L’effet est saisissant. Dans la pénombre, une foule anonyme se presse. Les trajectoires se croisent et s’évitent. Avec, en guise de têtes, des lampes de chevet au long col, tournées vers le sol, les silhouettes efflanquées ont le pas ample et le buste incliné par la hâte. Ces clones stylisés de M. Hulot, qui auraient troqué leurs gabardines claires contre de sombres manteaux d’hiver, évoquent la multitude grise des métropoles.

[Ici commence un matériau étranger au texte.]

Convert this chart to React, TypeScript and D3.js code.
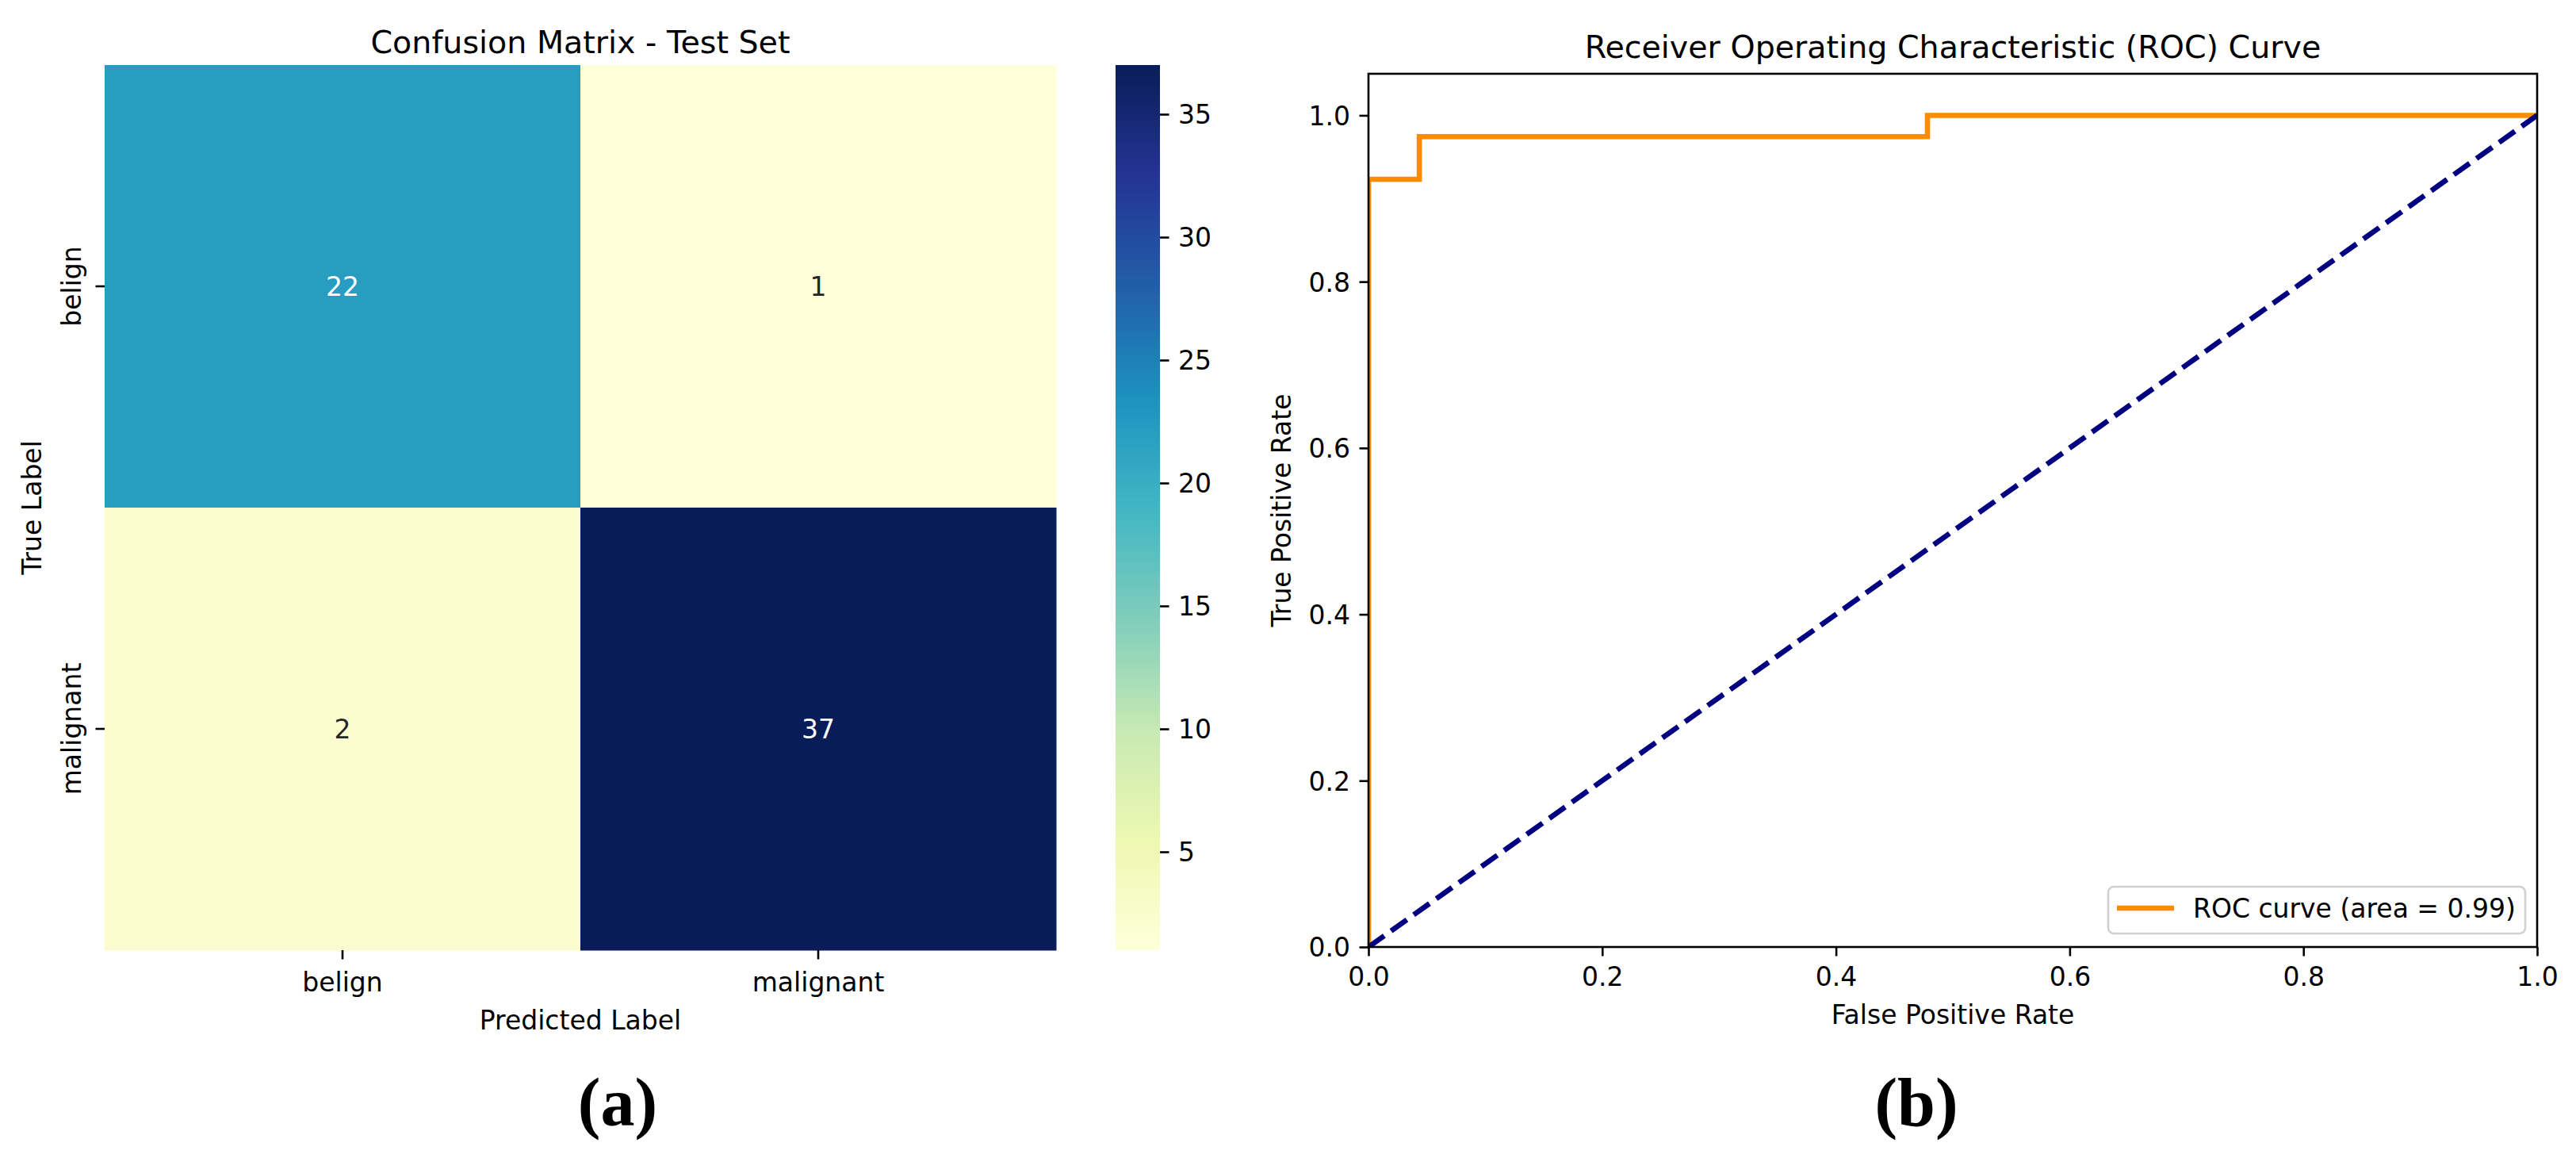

Mais l’anonymat en est troublé par des prises de paroles inopinées, déclenchées par le passage du visiteur : «Je suis faible», «Je suis lucide», «Je suis travailleur», «Je suis jalouse», etc. Déclamations minimales qui éclatent comme des bulles, sans laisser de trace, tant sont vaines ces lapidaires revendications de reconnaissance individuelle.
Trop réductrices, elles sont aussi trop communes. Chacun pourrait les reprendre à son compte. Cette foule, c’est nous, comme le disait déjà Boltanski, en 1990, des Suisses morts.
Ceux-là sont de retour, dans la crypte voûtée de la galerie. Sur un écran, les visages hybrides, obtenus par la découpe, et le mélange aléatoire, de trois bandes horizontales — front, yeux, bouche — des photos granuleuses de l’œuvre originelle, défilent à grande vitesse. Un bouton-pressoir permet d’arrêter l’image. L’Être (à ) nouveau, qui se fige, a une apparence monstrueuse. Mieux vaut le défilement, à l’instar de ces visages anonymes indéfiniment croisés, insaisissables et mêlés, de nos vies.
Et l’on repart, en traversant une seconde fois, une pièce inquiétante et noire, éclairée par une unique ampoule nue qui pend en son centre, et dont l’intensité varie suivant un battement cardiaque amplifié et grondant : spectre de vie, qui ne tient qu’à un filament, dont l’incandescence est vouée à l’extinction.
Entre intimité la plus enfouie, et universalité la mieux partagée, unicité et multitude, singularité et lieu commun, obscurité et lumière, l’exposition magistrale qui inaugure, et la saison, et l’arrivée de Boltanski chez Marian Goodman Paris, est d’une terrifiante efficacité. Les matériaux, dont use l’artiste depuis des années, sont ici débarrassés du moindre superflu. L’œuvre dégraissée, saturée et limpide, ouvre des champs insondables de doute, et de trouble, existentiels et identitaires.
Christian Boltanski
— Prendre la parole, 2005. Installation. Divers matériaux, son. Dimensions variables.
— Le Cœur, 2005. Installation. Ampoule, son.
— Être à nouveau, 2005. Installation vidéo. Dimensions variables.